4. A person cannot earn his or her eternal salvation by being good or doing good things for other people; salvation is the free gift of God.
5. Every person who believes in Jesus Christ has a personal responsibility to share his or her faith in Him with other people who believe differently.
6. The Bible is totally accurate in all that it teaches.

Do you agree with all of these statements?  If not, what do you disagree with and why?  On what are you basing your beliefs or arguments against them?  Are they based on Scripture?  If you don’t embrace a biblical worldview, what will you teach your children?

How do I come to terms with my own questions about faith and the Bible?  Consider these tried and true books/websites:

  • More Than a Carpenter, (over 15 million sold); The New Evidence That Demands a Verdict, Josh McDowell, or visit www.josh.org for answers to questions like:  Is Jesus really God?

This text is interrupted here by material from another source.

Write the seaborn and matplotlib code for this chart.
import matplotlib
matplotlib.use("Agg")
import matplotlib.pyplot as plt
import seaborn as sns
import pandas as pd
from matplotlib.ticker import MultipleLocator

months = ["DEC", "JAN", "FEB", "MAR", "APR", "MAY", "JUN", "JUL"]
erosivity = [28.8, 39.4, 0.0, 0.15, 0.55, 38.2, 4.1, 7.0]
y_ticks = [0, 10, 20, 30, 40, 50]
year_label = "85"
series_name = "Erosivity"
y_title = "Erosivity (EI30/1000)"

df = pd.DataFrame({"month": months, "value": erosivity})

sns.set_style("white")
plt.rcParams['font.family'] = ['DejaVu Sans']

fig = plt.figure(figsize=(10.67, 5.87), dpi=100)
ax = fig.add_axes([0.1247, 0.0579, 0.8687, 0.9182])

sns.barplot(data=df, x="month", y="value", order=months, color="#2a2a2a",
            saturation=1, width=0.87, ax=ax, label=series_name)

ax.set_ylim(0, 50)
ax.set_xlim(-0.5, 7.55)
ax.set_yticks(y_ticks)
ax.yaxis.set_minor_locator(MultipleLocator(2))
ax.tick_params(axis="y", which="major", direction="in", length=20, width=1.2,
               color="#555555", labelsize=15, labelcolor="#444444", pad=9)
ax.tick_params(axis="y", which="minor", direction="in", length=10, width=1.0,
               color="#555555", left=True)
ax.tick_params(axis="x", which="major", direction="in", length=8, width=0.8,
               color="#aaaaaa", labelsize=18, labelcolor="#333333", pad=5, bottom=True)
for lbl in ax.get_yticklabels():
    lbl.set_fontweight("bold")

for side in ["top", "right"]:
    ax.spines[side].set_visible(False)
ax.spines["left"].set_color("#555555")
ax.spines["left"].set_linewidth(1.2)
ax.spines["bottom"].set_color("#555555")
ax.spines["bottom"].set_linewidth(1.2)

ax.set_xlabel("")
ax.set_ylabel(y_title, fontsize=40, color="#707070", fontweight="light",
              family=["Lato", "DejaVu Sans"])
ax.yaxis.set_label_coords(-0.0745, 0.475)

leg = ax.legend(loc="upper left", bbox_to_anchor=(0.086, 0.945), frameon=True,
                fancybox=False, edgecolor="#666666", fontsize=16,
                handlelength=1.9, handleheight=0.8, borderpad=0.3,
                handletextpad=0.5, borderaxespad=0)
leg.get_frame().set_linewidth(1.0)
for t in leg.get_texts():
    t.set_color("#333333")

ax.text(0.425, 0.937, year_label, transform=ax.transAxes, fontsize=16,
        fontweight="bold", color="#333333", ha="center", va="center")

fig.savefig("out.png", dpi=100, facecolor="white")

Can I trust the Bible? and Is there evidence for the Resurrection?  Free, full-length, pdf books, audios, and videos.
  • The Case for Christ, The Case for the Real Jesus, The Case for Faith, The Case for Creator, Lee Strobel, or visit www.leestrobel.com for articles and videos.
  • Think Like Jesus, Make the Right Decision Every Time, George Barna, or visit www.barna.org

Pray
Ask God to enlighten the eyes of your understanding (Ephesians 1:18) in the knowledge of Him.  Ask him to reveal his truth to you, that his Word would speak to you and make sense to you.

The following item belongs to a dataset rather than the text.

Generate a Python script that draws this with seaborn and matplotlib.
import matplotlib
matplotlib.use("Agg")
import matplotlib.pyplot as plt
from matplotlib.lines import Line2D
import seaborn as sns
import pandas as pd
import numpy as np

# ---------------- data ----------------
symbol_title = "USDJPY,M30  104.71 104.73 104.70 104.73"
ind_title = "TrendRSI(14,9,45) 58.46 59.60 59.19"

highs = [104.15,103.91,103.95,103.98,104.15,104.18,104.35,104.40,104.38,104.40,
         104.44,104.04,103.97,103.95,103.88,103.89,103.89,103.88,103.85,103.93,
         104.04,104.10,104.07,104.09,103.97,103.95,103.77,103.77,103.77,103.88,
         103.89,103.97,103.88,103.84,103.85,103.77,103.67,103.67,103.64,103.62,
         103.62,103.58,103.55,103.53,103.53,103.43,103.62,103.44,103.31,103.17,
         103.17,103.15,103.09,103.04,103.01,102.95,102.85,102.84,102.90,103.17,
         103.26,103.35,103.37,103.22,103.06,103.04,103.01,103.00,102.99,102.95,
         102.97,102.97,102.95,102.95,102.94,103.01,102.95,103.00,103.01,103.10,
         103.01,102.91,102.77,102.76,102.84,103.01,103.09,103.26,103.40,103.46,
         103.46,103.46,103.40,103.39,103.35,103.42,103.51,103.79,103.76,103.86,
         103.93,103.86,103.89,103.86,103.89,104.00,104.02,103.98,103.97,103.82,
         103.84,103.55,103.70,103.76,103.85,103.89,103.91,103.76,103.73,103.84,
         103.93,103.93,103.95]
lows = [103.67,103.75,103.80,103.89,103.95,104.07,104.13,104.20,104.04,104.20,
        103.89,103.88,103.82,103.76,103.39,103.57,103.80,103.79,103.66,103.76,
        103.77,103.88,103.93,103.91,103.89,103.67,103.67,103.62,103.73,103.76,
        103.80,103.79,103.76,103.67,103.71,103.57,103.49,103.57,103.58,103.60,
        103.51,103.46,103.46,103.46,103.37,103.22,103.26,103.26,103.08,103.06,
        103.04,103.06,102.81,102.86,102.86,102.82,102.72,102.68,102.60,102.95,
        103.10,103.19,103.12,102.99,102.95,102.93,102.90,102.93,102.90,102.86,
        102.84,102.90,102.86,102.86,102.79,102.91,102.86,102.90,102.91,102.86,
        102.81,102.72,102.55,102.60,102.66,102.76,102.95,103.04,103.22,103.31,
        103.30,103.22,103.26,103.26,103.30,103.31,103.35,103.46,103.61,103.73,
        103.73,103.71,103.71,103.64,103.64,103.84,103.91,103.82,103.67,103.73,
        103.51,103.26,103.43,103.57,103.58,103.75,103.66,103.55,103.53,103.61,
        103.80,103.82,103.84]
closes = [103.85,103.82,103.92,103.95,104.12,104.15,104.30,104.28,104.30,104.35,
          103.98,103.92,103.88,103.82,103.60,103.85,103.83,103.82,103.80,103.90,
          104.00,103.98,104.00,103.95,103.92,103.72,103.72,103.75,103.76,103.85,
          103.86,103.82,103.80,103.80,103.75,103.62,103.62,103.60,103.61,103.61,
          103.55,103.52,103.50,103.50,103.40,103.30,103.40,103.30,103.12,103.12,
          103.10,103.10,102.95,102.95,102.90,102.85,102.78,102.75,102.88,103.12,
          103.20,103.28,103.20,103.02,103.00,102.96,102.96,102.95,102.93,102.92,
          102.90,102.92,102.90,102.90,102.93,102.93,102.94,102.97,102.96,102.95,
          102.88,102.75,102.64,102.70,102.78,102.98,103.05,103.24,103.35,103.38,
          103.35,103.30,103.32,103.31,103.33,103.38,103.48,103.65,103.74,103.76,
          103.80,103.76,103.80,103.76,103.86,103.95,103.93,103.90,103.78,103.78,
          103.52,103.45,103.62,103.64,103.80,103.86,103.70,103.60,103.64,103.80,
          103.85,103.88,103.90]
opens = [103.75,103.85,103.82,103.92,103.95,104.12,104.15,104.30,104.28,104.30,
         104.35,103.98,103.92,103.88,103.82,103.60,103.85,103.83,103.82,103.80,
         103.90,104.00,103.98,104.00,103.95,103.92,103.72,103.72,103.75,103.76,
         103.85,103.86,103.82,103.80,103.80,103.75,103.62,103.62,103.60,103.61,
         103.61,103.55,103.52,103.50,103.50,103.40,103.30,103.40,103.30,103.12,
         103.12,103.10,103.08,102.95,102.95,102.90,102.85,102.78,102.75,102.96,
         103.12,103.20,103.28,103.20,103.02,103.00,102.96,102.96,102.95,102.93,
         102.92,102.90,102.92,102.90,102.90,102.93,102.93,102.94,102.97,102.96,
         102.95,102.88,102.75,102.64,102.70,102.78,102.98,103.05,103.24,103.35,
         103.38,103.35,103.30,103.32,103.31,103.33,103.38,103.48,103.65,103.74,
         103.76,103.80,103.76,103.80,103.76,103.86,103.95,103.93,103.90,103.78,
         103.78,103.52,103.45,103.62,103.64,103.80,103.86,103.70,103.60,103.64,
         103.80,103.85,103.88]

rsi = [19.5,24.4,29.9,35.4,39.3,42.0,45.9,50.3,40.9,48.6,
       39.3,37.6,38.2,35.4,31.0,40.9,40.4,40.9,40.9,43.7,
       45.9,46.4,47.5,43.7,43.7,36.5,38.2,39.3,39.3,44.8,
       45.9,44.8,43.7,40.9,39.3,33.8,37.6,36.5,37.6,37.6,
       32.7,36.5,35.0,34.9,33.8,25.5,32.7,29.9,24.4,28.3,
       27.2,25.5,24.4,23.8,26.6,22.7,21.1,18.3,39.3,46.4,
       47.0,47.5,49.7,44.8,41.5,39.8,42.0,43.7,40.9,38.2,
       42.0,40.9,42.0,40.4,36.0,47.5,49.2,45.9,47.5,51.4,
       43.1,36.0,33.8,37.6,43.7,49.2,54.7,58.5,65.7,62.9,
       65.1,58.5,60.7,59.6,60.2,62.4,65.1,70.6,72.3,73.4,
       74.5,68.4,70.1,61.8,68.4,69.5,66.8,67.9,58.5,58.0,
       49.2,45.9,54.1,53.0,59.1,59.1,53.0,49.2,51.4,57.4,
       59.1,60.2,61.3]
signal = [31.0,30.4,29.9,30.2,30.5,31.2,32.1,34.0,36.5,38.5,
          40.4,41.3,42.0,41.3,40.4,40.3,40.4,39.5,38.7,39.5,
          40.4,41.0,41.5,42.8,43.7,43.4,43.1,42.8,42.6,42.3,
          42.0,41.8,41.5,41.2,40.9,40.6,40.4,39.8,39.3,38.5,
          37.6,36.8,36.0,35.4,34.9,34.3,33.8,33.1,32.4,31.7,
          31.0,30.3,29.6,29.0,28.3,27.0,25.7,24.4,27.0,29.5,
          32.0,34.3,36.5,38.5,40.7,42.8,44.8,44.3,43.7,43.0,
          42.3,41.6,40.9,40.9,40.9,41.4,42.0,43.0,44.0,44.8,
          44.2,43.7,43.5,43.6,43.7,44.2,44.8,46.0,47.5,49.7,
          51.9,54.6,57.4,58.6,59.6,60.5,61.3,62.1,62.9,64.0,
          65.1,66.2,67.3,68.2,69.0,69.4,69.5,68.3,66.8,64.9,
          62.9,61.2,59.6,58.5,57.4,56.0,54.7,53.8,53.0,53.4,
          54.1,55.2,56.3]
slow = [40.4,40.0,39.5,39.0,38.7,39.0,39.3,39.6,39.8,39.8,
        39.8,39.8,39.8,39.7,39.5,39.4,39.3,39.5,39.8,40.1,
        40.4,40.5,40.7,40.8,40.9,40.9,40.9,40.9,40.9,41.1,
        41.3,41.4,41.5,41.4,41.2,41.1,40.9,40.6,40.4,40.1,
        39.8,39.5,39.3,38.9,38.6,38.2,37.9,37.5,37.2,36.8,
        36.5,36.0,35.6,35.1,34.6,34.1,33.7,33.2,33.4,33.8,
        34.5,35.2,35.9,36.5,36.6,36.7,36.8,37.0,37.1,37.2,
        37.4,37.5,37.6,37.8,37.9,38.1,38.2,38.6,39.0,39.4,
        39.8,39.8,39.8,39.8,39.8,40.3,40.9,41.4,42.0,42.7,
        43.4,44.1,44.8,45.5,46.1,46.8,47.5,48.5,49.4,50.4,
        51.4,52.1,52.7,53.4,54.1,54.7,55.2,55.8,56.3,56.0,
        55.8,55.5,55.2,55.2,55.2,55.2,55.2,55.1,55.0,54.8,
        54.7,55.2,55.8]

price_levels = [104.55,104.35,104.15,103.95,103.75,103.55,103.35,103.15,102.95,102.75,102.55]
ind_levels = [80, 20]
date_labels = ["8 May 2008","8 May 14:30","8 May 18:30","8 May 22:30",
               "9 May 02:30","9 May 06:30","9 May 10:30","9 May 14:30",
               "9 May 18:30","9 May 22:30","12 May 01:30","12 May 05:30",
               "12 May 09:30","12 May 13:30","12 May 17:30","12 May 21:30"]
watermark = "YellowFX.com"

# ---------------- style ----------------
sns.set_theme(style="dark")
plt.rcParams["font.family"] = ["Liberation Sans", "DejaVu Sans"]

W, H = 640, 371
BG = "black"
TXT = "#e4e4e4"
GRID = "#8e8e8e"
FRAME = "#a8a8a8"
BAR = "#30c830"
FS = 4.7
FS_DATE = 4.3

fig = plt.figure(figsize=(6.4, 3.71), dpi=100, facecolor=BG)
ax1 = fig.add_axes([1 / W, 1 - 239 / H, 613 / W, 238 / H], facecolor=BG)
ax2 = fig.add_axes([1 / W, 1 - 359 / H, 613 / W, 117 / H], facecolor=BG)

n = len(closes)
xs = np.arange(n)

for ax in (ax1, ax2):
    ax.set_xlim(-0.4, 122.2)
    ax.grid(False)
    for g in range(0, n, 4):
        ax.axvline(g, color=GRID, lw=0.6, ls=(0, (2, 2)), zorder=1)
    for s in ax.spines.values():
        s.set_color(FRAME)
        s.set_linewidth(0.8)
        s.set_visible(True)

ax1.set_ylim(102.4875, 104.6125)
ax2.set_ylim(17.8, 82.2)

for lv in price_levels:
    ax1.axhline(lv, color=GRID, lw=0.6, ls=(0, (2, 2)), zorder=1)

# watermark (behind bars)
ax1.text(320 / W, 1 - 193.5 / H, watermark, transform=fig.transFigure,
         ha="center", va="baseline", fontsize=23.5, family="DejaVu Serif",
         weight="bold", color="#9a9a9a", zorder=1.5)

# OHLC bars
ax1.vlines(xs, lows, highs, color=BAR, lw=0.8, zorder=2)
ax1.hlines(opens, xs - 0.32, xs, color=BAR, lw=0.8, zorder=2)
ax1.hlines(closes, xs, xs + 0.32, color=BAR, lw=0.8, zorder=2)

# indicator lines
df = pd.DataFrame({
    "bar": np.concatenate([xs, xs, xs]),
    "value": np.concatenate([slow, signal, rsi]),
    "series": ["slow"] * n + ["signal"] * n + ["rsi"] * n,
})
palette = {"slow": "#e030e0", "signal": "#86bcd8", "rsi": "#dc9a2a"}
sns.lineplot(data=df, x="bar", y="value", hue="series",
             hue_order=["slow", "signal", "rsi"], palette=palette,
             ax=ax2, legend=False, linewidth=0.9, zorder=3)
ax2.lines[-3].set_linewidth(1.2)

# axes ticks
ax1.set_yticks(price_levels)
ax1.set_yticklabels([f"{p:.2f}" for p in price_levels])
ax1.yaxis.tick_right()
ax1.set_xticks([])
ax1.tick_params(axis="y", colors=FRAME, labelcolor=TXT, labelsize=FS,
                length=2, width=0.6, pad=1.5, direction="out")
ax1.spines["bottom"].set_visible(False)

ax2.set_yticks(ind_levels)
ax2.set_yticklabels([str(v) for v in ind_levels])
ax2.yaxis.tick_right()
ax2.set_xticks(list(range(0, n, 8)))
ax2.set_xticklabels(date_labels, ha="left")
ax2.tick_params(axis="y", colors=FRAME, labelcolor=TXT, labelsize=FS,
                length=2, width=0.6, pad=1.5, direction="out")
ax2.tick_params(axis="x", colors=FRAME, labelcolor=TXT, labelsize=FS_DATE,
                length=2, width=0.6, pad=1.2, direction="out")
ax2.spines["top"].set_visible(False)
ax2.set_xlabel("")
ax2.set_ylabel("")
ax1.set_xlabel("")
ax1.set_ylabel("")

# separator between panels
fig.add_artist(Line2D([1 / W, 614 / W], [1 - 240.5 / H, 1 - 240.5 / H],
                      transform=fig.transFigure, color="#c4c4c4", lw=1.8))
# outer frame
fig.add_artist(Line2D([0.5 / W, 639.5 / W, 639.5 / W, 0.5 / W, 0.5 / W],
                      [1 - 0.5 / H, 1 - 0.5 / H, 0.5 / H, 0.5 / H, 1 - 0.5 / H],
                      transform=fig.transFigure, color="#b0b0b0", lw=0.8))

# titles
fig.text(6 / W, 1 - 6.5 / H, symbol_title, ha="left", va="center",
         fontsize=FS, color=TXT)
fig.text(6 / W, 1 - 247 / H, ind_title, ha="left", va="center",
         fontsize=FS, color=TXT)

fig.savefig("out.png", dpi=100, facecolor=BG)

Allow the Lord to turn your heart, to transform you
Read the articles What’s in a Domain Name? and Blessed to be a Blessing.

Resolve to do better
Have you watched Courageous?  Think ahead.  Consider the consequences.  Do you want your children to have faith?  Do you want them to be saved?  Do you want them to know that heaven awaits them?  If your answer is “Yes,” then learn what you can do to instill faith in them, to bring them up in the Lord.  And decide, wholeheartedly, to do it no matter what!

Study
Apply yourself.  Choose a book or on-line article that will challenge your thinking.  Then find some time and give it your best!

Get some tools
Check out the links to other web sites.  Thousands of resources are available, many for free.  Want a book but you don’t know what to get?  Reviews are sometimes available online.  You can often get both the good and the bad, by everyday people, on Amazon.

Get help–be accountable
Talk to a pastor or ministry leader for advice.  Some men do best when others hold them accountable for their commitments or promises.  Seek someone out.  Commit to change.

Work hard
Most men know what it’s like to work hard in their jobs, whether physically, mentally or both.  Maybe you wear out your work gloves, the knees in your jeans, the arms on your desk chair, or the road to the airport all too often.  Perhaps you’re putting in way too many hours or know the stress of too few hours, and come home exhausted.  The thought of “going to work” when you get home because your wife or children need you is, in a word, challenging.  Often home is a place of rest and relaxation, but, depending on the ages and needs of your family members, more of your time, energy, creative juices, conversations and physical labor might be required.  You need to take time for yourself, but you’ll also need to work hard so that you’re not giving your family second best.  Barna says it this way.  “If I am going to be aggressive about something, it should be in how I intentionally shape the lives of my children.”  (147)

God is moving, in a new and unique way, to reestablish the role of the home in the spiritual growth and development of its children.  Malachi 4:5-6 says that God will “turn the heart of the fathers to the children, and the heart of the children to their fathers” through Elijah the prophet, “before the coming of the great and dreadful day of the LORD.”  More and more voices agree that we’re witnessing a significant shift in the fulfillment of this prophetic word.  A lot has taken place, but more, much more, awaits us.